Figure scripts:
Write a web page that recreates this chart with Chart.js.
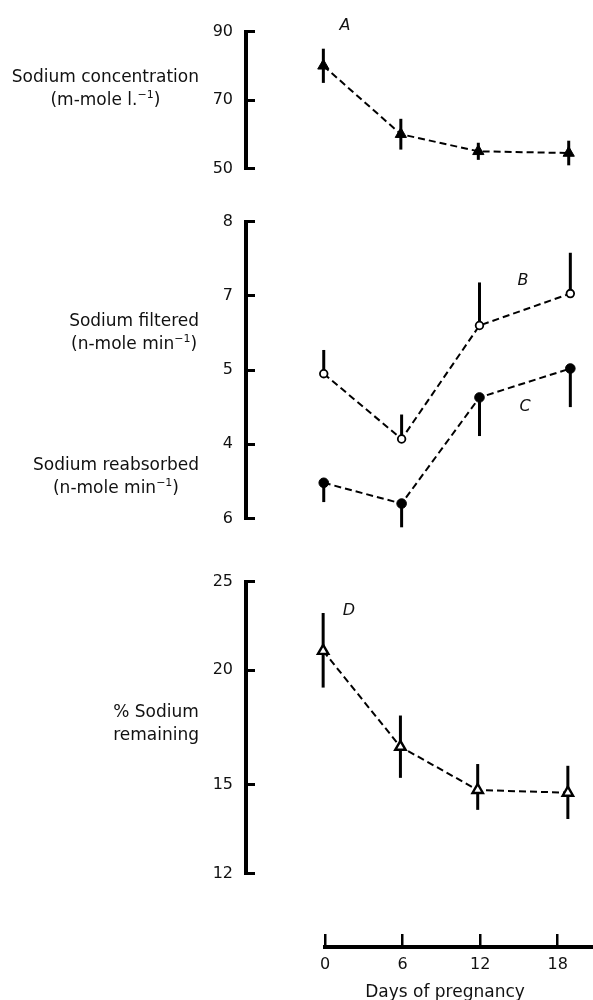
<!DOCTYPE html>
<html>
<head>
<meta charset="utf-8">
<title>Sodium handling during pregnancy</title>
<script src="https://cdn.jsdelivr.net/npm/chart.js@4.4.0/dist/chart.umd.min.js"></script>
<style>
  html, body { margin: 0; padding: 0; background: #fff; }
  #figure { position: relative; width: 593px; height: 1000px; overflow: hidden;
            font-family: 'DejaVu Sans', sans-serif; color: #111; }
  #figure canvas { position: absolute; left: 0; }
  .ylab { position: absolute; right: 394px; font-size: 17px; line-height: 23px;
          text-align: center; white-space: nowrap; z-index: 2; }
  .ylab sup { font-size: 11px; vertical-align: 7px; line-height: 0; }
  .tag { position: absolute; font-size: 16px; line-height: 16px; font-style: italic;
         transform: translate(-50%, -50%); z-index: 2; }
  #xtitle { position: absolute; left: 445px; top: 981px; font-size: 17px; line-height: 20px;
            transform: translateX(-50%); white-space: nowrap; z-index: 2; }
</style>
</head>
<body>
<div id="figure">
  <canvas id="panelA" width="593" height="200" style="top:0px"></canvas>
  <canvas id="panelBC" width="593" height="360" style="top:190px"></canvas>
  <canvas id="panelD" width="593" height="355" style="top:550px"></canvas>
  <canvas id="axisX" width="593" height="100" style="top:900px"></canvas>

  <div class="ylab" style="top:65px">Sodium concentration<br>(m-mole l.<sup>−1</sup>)</div>
  <div class="ylab" style="top:309px">Sodium filtered<br>(n-mole min<sup>−1</sup>)</div>
  <div class="ylab" style="top:453px">Sodium reabsorbed<br>(n-mole min<sup>−1</sup>)</div>
  <div class="ylab" style="top:700px">% Sodium<br>remaining</div>

  <div class="tag" style="left:345px; top:25px">A</div>
  <div class="tag" style="left:523px; top:280px">B</div>
  <div class="tag" style="left:525px; top:406px">C</div>
  <div class="tag" style="left:349px; top:610px">D</div>

  <div id="xtitle">Days of pregnancy</div>
</div>

<script>
// Days of pregnancy at which the measurements were made
const days = [0, 6, 12, 19];
const dayTicks = [0, 6, 12, 18];

// A - sodium concentration (m-mole/l), mean +/- s.e.
const concValues = [80, 60, 55, 54.5];
const concErr = [5, 4.5, 2.5, 3.6];
const concTicks = [50, 70, 90];

// B / C - filtered and reabsorbed sodium (axis units as drawn, labels below)
const filteredValues = [5.95, 5.07, 6.6, 7.03];
const filteredErrUp = [0.32, 0.33, 0.58, 0.55];
const reabsorbedValues = [4.48, 4.2, 5.63, 6.02];
const reabsorbedErrDown = [0.26, 0.32, 0.52, 0.52];
const midTicks = [4, 5, 6, 7, 8];
const midTickLabels = ['6', '4', '5', '7', '8'];

// D - % sodium remaining (log axis)
const remainingValues = [21.0, 16.5, 14.8, 14.7];
const remainingLow = [19.15, 15.26, 14.08, 13.76];
const remainingHigh = [23.1, 17.85, 15.8, 15.73];
const remainingTicks = [12, 15, 20, 25];

const FONT = { family: "'DejaVu Sans', sans-serif", size: 16 };

// draws vertical error bars from dataset.errLow / dataset.errHigh
const errorBars = {
    id: 'errorBars',
    beforeDatasetsDraw(chart) {
        const ctx = chart.ctx;
        const xs = chart.scales.x, ys = chart.scales.y;
        chart.data.datasets.forEach(ds => {
            if (!ds.errLow) return;
            ctx.save();
            ctx.strokeStyle = '#000';
            ctx.lineWidth = 3;
            ds.data.forEach((p, i) => {
                const x = xs.getPixelForValue(p.x);
                ctx.beginPath();
                ctx.moveTo(x, ys.getPixelForValue(ds.errLow[i]));
                ctx.lineTo(x, ys.getPixelForValue(ds.errHigh[i]));
                ctx.stroke();
            });
            ctx.restore();
        });
    }
};

function points(values) {
    return days.map((d, i) => ({ x: d, y: values[i] }));
}

function series(values, low, high, marker) {
    return Object.assign({
        data: points(values),
        errLow: low,
        errHigh: high,
        borderColor: '#000',
        borderWidth: 2,
        borderDash: [7, 4],
        tension: 0,
        fill: false,
        clip: false,
        pointHoverRadius: 0
    }, marker);
}

function yAxis(extra) {
    return Object.assign({
        position: 'left',
        afterFit(scale) { scale.width = 246; },
        border: { display: true, color: '#000', width: 4 },
        grid: { display: true, drawOnChartArea: false, drawTicks: true, tickLength: -9, color: '#000', lineWidth: 3 },
        ticks: { padding: 22, color: '#111', font: FONT }
    }, extra);
}

function panel(id, padTop, padBottom, datasets, y) {
    return new Chart(document.getElementById(id), {
        type: 'line',
        data: { datasets: datasets },
        options: {
            responsive: false,
            animation: false,
            events: [],
            layout: { padding: { left: 0, right: 0, top: padTop, bottom: padBottom } },
            plugins: { legend: { display: false }, tooltip: { enabled: false } },
            scales: {
                x: { type: 'linear', display: false, min: -5.99, max: 20.3 },
                y: y
            }
        },
        plugins: [errorBars]
    });
}

// Panel A
panel('panelA', 20, 28.3, [
    series(concValues,
        concValues.map((v, i) => v - concErr[i]),
        concValues.map((v, i) => v + concErr[i]),
        { pointStyle: 'triangle', pointRadius: 6.5, pointBackgroundColor: '#000', pointBorderColor: '#000', pointBorderWidth: 1 })
], yAxis({
    type: 'linear', min: 50, max: 90,
    afterBuildTicks(scale) { scale.ticks = concTicks.map(v => ({ value: v })); }
}));

// Panel B and C
panel('panelBC', 21.7, 29.3, [
    series(filteredValues,
        filteredValues,
        filteredValues.map((v, i) => v + filteredErrUp[i]),
        { pointStyle: 'circle', pointRadius: 3.8, pointBackgroundColor: '#fff', pointBorderColor: '#000', pointBorderWidth: 1.8 }),
    series(reabsorbedValues,
        reabsorbedValues.map((v, i) => v - reabsorbedErrDown[i]),
        reabsorbedValues,
        { pointStyle: 'circle', pointRadius: 4.8, pointBackgroundColor: '#000', pointBorderColor: '#000', pointBorderWidth: 1 })
], yAxis({
    type: 'linear', min: 4, max: 8,
    afterBuildTicks(scale) { scale.ticks = midTicks.map(v => ({ value: v })); },
    ticks: {
        padding: 22, color: '#111', font: FONT,
        callback: v => midTickLabels[midTicks.indexOf(v)]
    }
}));

// Panel D
panel('panelD', 26.7, 22.3, [
    series(remainingValues, remainingLow, remainingHigh,
        { pointStyle: 'triangle', pointRadius: 6, pointBackgroundColor: '#fff', pointBorderColor: '#000', pointBorderWidth: 2.4 })
], yAxis({
    type: 'logarithmic', min: 12, max: 25,
    afterBuildTicks(scale) { scale.ticks = remainingTicks.map(v => ({ value: v })); },
    ticks: { padding: 22, color: '#111', font: FONT, callback: v => String(v) }
}));

// Shared time axis at the bottom
new Chart(document.getElementById('axisX'), {
    type: 'line',
    data: { datasets: [] },
    options: {
        responsive: false,
        animation: false,
        events: [],
        layout: { padding: { left: 325, right: 0, top: 34, bottom: 0 } },
        plugins: { legend: { display: false }, tooltip: { enabled: false } },
        scales: {
            x: {
                type: 'linear', position: 'bottom', min: 0, max: 20.73,
                afterBuildTicks(scale) { scale.ticks = dayTicks.map(v => ({ value: v })); },
                afterFit(scale) { scale.height = 53.3; },
                border: { display: true, color: '#000', width: 4 },
                grid: { display: true, drawOnChartArea: true, drawTicks: false, color: '#000', lineWidth: 2.5 },
                ticks: { padding: 9, color: '#111', font: FONT, maxRotation: 0 }
            },
            y: { display: false }
        }
    }
});
</script>
</body>
</html>
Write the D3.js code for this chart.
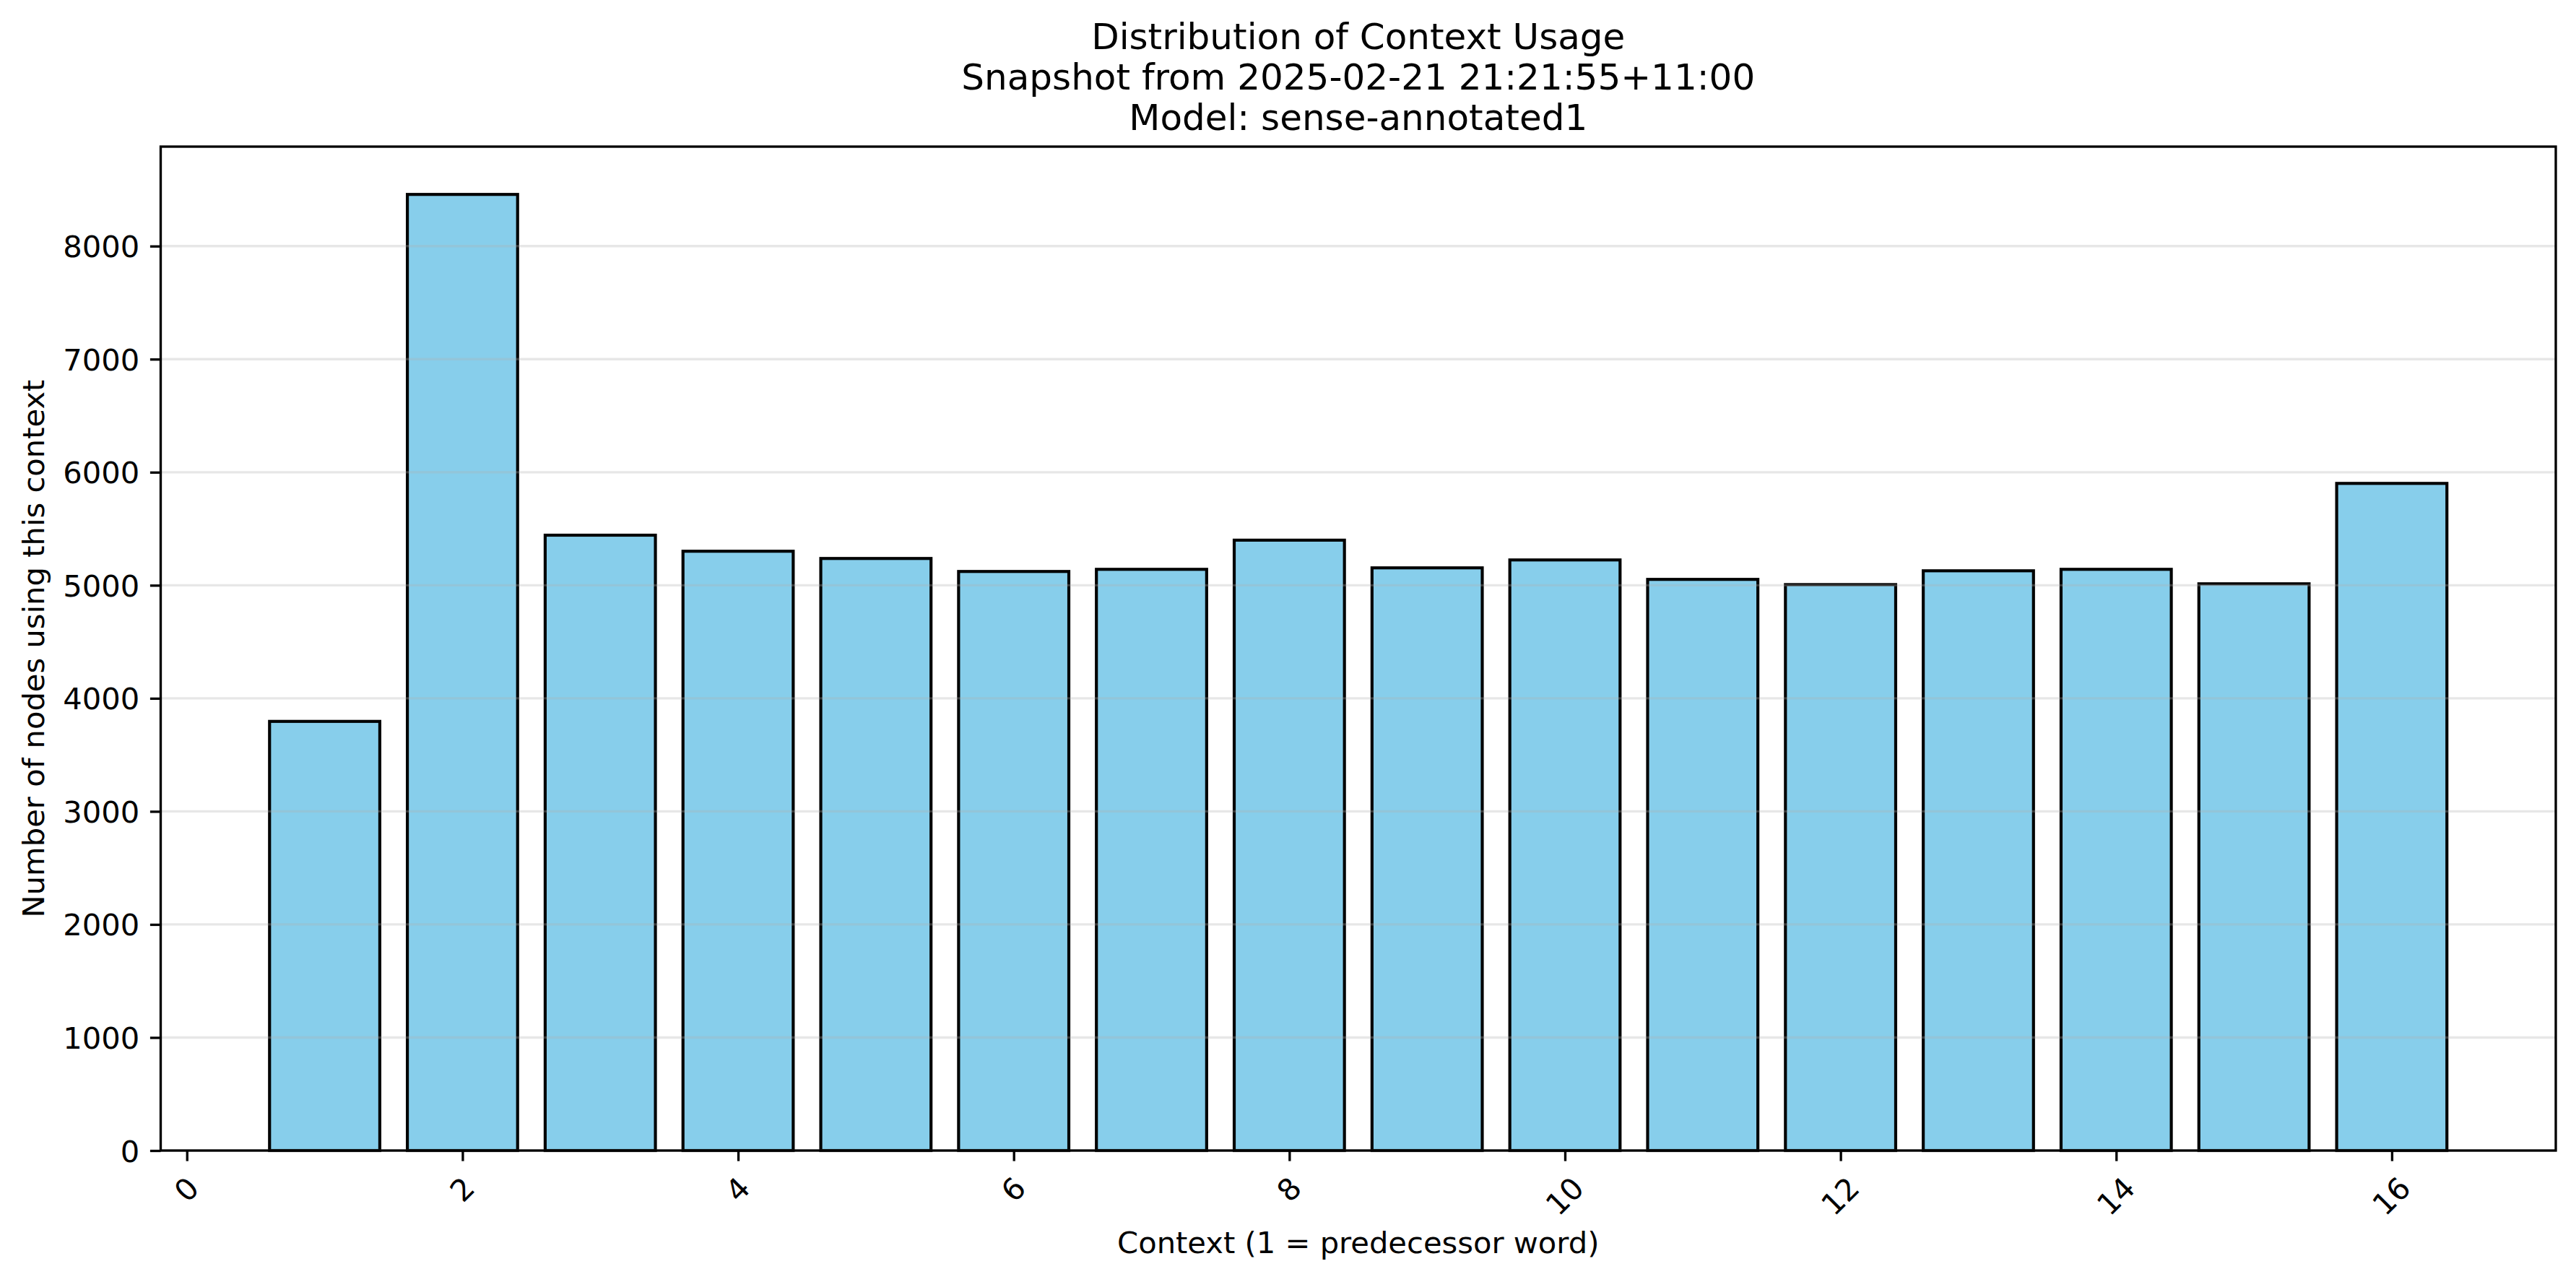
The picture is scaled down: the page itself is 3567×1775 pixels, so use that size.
<!DOCTYPE html>
<html>
<head>
<meta charset="utf-8">
<script src="https://cdn.jsdelivr.net/npm/d3@7"></script>
<style>
  html, body { margin: 0; padding: 0; background: #fff; }
  svg { display: block; }
  text { font-family: "DejaVu Sans", sans-serif; fill: #000; }
</style>
</head>
<body>
<script>
// ---- data ----
const contexts = [1, 2, 3, 4, 5, 6, 7, 8, 9, 10, 11, 12, 13, 14, 15, 16];
const nodeCounts = [3796, 8457, 5443, 5301, 5237, 5122, 5141, 5399, 5154, 5224, 5052, 5006, 5128, 5141, 5013, 5901];
const xTickValues = [0, 2, 4, 6, 8, 10, 12, 14, 16];
const yTickValues = [0, 1000, 2000, 3000, 4000, 5000, 6000, 7000, 8000];
const titleLines = ["Distribution of Context Usage", "Snapshot from 2025-02-21 21:21:55+11:00", "Model: sense-annotated1"];
const xLabel = "Context (1 = predecessor word)";
const yLabel = "Number of nodes using this context";

// ---- layout ----
const W = 3567, H = 1775;
const plot = { left: 222.5, right: 3539, top: 203, bottom: 1593 };
const barWidth = 0.8;
const tickFs = 41.67, labelFs = 41.67, titleFs = 50;
const spineW = 3.33, tickLen = 14.6, tickPad = 14.6;

const svg = d3.select("body").append("svg").attr("width", W).attr("height", H);
svg.append("rect").attr("width", W).attr("height", H).attr("fill", "#fff");

const xMin = d3.min(contexts) - barWidth / 2, xMax = d3.max(contexts) + barWidth / 2;
const xm = (xMax - xMin) * 0.05;
const x = d3.scaleLinear().domain([xMin - xm, xMax + xm]).range([plot.left, plot.right]);
const y = d3.scaleLinear().domain([0, d3.max(nodeCounts) * 1.05]).range([plot.bottom, plot.top]);

// bars
svg.append("g").selectAll("rect").data(contexts).join("rect")
  .attr("x", (d) => x(d - barWidth / 2))
  .attr("width", (d) => x(d + barWidth / 2) - x(d - barWidth / 2))
  .attr("y", (d, i) => y(nodeCounts[i]))
  .attr("height", (d, i) => y(0) - y(nodeCounts[i]))
  .attr("fill", "#87CEEB")
  .attr("stroke", "#000")
  .attr("stroke-width", 4.17);

// grid (y only, drawn above bars like matplotlib)
svg.append("g").selectAll("line").data(yTickValues).join("line")
  .attr("x1", plot.left).attr("x2", plot.right)
  .attr("y1", (d) => y(d)).attr("y2", (d) => y(d))
  .attr("stroke", "#b0b0b0").attr("stroke-opacity", 0.3).attr("stroke-width", spineW);

// spines
svg.append("rect")
  .attr("x", plot.left).attr("y", plot.top)
  .attr("width", plot.right - plot.left).attr("height", plot.bottom - plot.top)
  .attr("fill", "none").attr("stroke", "#000").attr("stroke-width", spineW);

// y axis
const yAxis = d3.axisLeft(y).tickValues(yTickValues).tickFormat(d3.format("d"))
  .tickSize(tickLen).tickPadding(tickPad);
const gy = svg.append("g").attr("transform", `translate(${plot.left},0)`).call(yAxis);
gy.select(".domain").remove();
gy.selectAll(".tick line").attr("stroke", "#000").attr("stroke-width", spineW);
gy.selectAll(".tick text")
  .attr("font-family", "DejaVu Sans").attr("font-size", tickFs)
  .attr("fill", "#000").attr("dy", "0.36em");

// x axis
const xAxis = d3.axisBottom(x).tickValues(xTickValues).tickFormat(d3.format("d"))
  .tickSize(tickLen).tickPadding(tickPad);
const gx = svg.append("g").attr("transform", `translate(0,${plot.bottom})`).call(xAxis);
gx.select(".domain").remove();
gx.selectAll(".tick line").attr("stroke", "#000").attr("stroke-width", spineW);
gx.selectAll(".tick text")
  .attr("font-family", "DejaVu Sans").attr("font-size", tickFs)
  .attr("fill", "#000")
  .attr("text-anchor", "middle")
  .attr("dy", "0.32em")
  .each(function () {
    const t = d3.select(this);
    const w = this.getComputedTextLength();
    const h = 1.1 * tickFs;
    const cy = tickLen + tickPad + (w + h) / (2 * Math.SQRT2);
    t.attr("y", null).attr("transform", `translate(0,${cy}) rotate(-45)`);
  });

// titles
const cx = (plot.left + plot.right) / 2;
const titleBaselines = [68.3, 124.1, 180];
svg.append("g").selectAll("text").data(titleLines).join("text")
  .attr("x", cx).attr("y", (d, i) => titleBaselines[i])
  .attr("text-anchor", "middle").attr("font-size", titleFs)
  .text((d) => d);

// axis labels
svg.append("text").attr("x", cx).attr("y", 1735)
  .attr("text-anchor", "middle").attr("font-size", labelFs).text(xLabel);
svg.append("text")
  .attr("transform", `translate(61,${(plot.top + plot.bottom) / 2}) rotate(-90)`)
  .attr("text-anchor", "middle").attr("font-size", labelFs).text(yLabel);
</script>
</body>
</html>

PROBLEM TO WORK ON — Go to the line that contains "Write the D3.js code for this chart." and copy from there down to the line that contains "const y = d3.scaleLinear().domain([0, d3.max(nodeCounts)", with both lines included. Pass over the pictures.

TASK ANSWER —
Write the D3.js code for this chart.
The picture is scaled down: the page itself is 3567×1775 pixels, so use that size.
<!DOCTYPE html>
<html>
<head>
<meta charset="utf-8">
<script src="https://cdn.jsdelivr.net/npm/d3@7"></script>
<style>
  html, body { margin: 0; padding: 0; background: #fff; }
  svg { display: block; }
  text { font-family: "DejaVu Sans", sans-serif; fill: #000; }
</style>
</head>
<body>
<script>
// ---- data ----
const contexts = [1, 2, 3, 4, 5, 6, 7, 8, 9, 10, 11, 12, 13, 14, 15, 16];
const nodeCounts = [3796, 8457, 5443, 5301, 5237, 5122, 5141, 5399, 5154, 5224, 5052, 5006, 5128, 5141, 5013, 5901];
const xTickValues = [0, 2, 4, 6, 8, 10, 12, 14, 16];
const yTickValues = [0, 1000, 2000, 3000, 4000, 5000, 6000, 7000, 8000];
const titleLines = ["Distribution of Context Usage", "Snapshot from 2025-02-21 21:21:55+11:00", "Model: sense-annotated1"];
const xLabel = "Context (1 = predecessor word)";
const yLabel = "Number of nodes using this context";

// ---- layout ----
const W = 3567, H = 1775;
const plot = { left: 222.5, right: 3539, top: 203, bottom: 1593 };
const barWidth = 0.8;
const tickFs = 41.67, labelFs = 41.67, titleFs = 50;
const spineW = 3.33, tickLen = 14.6, tickPad = 14.6;

const svg = d3.select("body").append("svg").attr("width", W).attr("height", H);
svg.append("rect").attr("width", W).attr("height", H).attr("fill", "#fff");

const xMin = d3.min(contexts) - barWidth / 2, xMax = d3.max(contexts) + barWidth / 2;
const xm = (xMax - xMin) * 0.05;
const x = d3.scaleLinear().domain([xMin - xm, xMax + xm]).range([plot.left, plot.right]);
const y = d3.scaleLinear().domain([0, d3.max(nodeCounts) * 1.05]).range([plot.bottom, plot.top]);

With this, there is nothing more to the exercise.